Love Me Still (2008, UK)
What’s the moral we’re supposed to take from this story? Don’t keep the date on which you’re to be released from prison a secret from your wife? Don’t become a drug runner for your abominable brother-in-law? I have no idea, really. But I’m certain there’s a moral in there somewhere.
It’s all a little complicated. Mickey Ronson (Andrew Howard) is about to be released from prison after an 8-year stretch, but he wants to surprise his wife, Gemma (Alex Reid), and confides only in his sister Maggie (Camille Coduri) as to when he’s getting out.
He has quite a number of older brothers, the nastiest of whom is Bobby (Geoff Bell). Bobby blames Mickey for the death of their mother (who died giving birth to Mickey) and the death of his child. It’s fair to say that he doesn’t like his youngest brother.

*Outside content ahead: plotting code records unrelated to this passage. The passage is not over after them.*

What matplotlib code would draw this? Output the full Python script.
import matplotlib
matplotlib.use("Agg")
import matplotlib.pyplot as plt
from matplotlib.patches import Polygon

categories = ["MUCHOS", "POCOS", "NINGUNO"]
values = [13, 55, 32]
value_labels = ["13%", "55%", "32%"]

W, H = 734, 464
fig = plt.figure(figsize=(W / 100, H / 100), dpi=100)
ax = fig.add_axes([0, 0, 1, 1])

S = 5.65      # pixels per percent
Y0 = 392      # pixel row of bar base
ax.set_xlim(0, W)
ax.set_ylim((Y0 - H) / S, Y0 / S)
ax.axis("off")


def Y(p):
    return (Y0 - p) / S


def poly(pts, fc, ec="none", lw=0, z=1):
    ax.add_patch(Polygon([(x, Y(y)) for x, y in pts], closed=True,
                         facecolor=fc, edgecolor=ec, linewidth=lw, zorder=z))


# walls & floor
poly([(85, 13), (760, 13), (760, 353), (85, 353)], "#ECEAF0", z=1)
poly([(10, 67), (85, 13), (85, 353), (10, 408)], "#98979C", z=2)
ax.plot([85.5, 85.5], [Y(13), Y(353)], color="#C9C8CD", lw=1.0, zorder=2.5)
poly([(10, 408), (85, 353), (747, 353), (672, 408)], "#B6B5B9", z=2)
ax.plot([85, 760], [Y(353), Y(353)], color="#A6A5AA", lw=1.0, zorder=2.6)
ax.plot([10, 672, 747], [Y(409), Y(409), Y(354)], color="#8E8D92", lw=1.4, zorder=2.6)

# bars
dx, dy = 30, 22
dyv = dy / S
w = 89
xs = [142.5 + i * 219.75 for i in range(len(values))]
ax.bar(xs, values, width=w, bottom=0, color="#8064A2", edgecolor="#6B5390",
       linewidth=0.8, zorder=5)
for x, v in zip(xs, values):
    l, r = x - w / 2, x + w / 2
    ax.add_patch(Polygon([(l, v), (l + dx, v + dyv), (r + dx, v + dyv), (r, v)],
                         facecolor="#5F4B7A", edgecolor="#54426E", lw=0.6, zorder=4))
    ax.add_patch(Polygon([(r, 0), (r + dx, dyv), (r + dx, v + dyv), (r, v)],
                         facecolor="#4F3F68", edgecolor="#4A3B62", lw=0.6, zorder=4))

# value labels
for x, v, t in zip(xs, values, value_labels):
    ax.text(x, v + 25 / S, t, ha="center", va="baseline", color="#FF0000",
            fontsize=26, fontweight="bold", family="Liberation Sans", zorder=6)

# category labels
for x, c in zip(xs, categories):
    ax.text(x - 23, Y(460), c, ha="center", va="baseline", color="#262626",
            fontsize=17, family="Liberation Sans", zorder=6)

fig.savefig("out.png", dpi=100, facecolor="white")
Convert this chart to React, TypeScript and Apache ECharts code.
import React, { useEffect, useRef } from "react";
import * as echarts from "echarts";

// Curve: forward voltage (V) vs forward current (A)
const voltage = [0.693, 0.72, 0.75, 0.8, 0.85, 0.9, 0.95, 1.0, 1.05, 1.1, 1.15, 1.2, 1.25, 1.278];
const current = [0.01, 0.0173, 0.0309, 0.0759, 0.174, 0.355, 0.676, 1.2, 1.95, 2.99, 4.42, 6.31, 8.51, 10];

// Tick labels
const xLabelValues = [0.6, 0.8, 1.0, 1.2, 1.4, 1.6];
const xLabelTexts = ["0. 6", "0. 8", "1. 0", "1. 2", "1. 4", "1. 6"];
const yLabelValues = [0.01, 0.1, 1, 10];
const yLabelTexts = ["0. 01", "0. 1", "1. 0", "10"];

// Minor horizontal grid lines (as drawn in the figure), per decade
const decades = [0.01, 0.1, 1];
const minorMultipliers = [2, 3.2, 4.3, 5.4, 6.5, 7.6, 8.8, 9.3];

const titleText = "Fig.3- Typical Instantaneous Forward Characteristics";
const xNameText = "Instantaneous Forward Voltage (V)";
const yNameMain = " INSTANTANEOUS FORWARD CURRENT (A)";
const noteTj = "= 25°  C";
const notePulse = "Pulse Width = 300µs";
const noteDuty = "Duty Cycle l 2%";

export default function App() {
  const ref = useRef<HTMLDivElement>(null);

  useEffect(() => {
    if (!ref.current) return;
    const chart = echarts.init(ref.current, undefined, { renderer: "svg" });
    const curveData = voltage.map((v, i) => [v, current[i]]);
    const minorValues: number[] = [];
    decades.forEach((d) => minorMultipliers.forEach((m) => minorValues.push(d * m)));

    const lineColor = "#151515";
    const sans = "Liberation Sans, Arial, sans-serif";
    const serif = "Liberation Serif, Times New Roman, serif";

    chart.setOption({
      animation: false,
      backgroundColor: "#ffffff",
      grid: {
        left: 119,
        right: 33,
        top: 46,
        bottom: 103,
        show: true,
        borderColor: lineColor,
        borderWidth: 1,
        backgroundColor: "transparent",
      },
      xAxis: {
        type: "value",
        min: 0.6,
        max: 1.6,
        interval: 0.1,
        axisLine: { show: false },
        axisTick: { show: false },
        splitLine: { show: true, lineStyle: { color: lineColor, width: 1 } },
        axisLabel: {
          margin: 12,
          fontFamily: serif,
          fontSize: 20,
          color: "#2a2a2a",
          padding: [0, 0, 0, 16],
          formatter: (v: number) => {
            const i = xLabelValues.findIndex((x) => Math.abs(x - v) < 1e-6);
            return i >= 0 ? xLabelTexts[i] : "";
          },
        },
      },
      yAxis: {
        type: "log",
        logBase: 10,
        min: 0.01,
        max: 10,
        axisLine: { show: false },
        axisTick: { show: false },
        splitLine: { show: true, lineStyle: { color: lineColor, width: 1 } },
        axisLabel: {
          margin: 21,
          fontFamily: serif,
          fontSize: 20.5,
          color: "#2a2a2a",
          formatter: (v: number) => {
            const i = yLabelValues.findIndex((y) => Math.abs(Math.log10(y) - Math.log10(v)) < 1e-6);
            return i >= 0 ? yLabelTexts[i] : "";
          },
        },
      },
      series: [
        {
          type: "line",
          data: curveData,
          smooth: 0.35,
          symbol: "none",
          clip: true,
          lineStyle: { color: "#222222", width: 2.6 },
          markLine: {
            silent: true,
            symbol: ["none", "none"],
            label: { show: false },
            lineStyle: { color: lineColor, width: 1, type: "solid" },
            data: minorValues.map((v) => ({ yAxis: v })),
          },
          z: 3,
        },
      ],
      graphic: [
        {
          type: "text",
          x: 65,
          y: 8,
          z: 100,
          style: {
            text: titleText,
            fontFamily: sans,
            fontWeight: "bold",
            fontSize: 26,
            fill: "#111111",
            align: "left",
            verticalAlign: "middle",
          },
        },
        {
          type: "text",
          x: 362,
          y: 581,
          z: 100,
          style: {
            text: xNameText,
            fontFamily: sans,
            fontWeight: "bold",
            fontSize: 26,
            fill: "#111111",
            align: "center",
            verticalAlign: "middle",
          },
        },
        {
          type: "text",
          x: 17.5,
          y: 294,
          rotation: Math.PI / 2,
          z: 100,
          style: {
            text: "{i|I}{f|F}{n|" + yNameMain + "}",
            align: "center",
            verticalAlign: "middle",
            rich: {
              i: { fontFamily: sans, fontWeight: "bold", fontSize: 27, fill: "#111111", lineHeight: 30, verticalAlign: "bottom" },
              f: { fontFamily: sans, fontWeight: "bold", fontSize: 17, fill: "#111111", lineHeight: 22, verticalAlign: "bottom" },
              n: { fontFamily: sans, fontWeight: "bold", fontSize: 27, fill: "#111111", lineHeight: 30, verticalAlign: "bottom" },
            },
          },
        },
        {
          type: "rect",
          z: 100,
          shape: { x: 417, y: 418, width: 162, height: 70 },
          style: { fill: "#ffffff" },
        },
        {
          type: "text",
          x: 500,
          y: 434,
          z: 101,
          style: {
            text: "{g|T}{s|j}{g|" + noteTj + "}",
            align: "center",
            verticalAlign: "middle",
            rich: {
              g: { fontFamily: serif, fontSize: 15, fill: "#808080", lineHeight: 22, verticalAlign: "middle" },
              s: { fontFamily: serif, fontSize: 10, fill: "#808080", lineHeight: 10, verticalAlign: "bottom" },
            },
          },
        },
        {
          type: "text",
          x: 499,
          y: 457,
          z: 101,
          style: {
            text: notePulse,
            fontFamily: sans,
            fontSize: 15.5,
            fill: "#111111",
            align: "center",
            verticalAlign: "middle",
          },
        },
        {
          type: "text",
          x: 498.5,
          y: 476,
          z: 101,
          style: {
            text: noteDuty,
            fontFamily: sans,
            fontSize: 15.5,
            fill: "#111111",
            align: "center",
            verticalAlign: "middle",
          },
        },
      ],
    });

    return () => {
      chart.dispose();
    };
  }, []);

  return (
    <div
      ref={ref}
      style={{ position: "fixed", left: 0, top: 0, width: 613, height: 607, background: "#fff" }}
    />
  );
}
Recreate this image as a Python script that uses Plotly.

To get back at him, while Mickey is still banged up, he creates some nasty financial pressure for Gemma, then grubbily comes to her as a rescuer with a wad of banknotes, employs her as a drug runner, sets her up in a botched drug deal so she feels more even indebted to him… and then calls in the debt through sexual favours that he doesn’t try to hide from Mickey’s young daughter, Lucy. Bobby is not a nice person.
When Mickey gets out of jail, his big homecoming surprise is thwarted by Gemma having been taken on a working holiday to Ireland by Bobby, who wants to play out a cruel fantasy of living happily as a family with his brother’s wife and daughter while imprisoning them in a remote house; the final repayment of her debt, she insists. Or hopes.
Mickey has no idea where his wife is when he arrives home, and assumes she has left him. He is distraught, and angry. When his beloved grandfather (Tom Bell) dies, he becomes even distraughter and angrier which, for an already angry person, is not a good portent. The developing tension in the film centres on whether, when he ultimately discovers what has been going on, he kills Bobby, or Gemma, or both.
There are some heavy-handed attempts to make the characters more complex, little less two-dimensional. Devoted husband Mickey’s darker side peeps through (if head-butting, lashing out and such things can peep), as do Bobby’s grief, trauma and insecurities stemming from being left a young motherless child. And what are we to make of Gemma’s pained complicity (however desperate and reluctant) in her brother-in-law’s not-so-novel debt repayment scheme? But really, there’s no contest when choosing where one’s sympathies should lie.
This hardly registers as a prison story, but is a good advertisement for the involvement of families in pre-discharge planning. Or excluding certain family members from all post-release plans. One of those two.
Posted on November 16th, 2018 at 8:49 pm. Updated on November 16th, 2018 at 8:50 pm.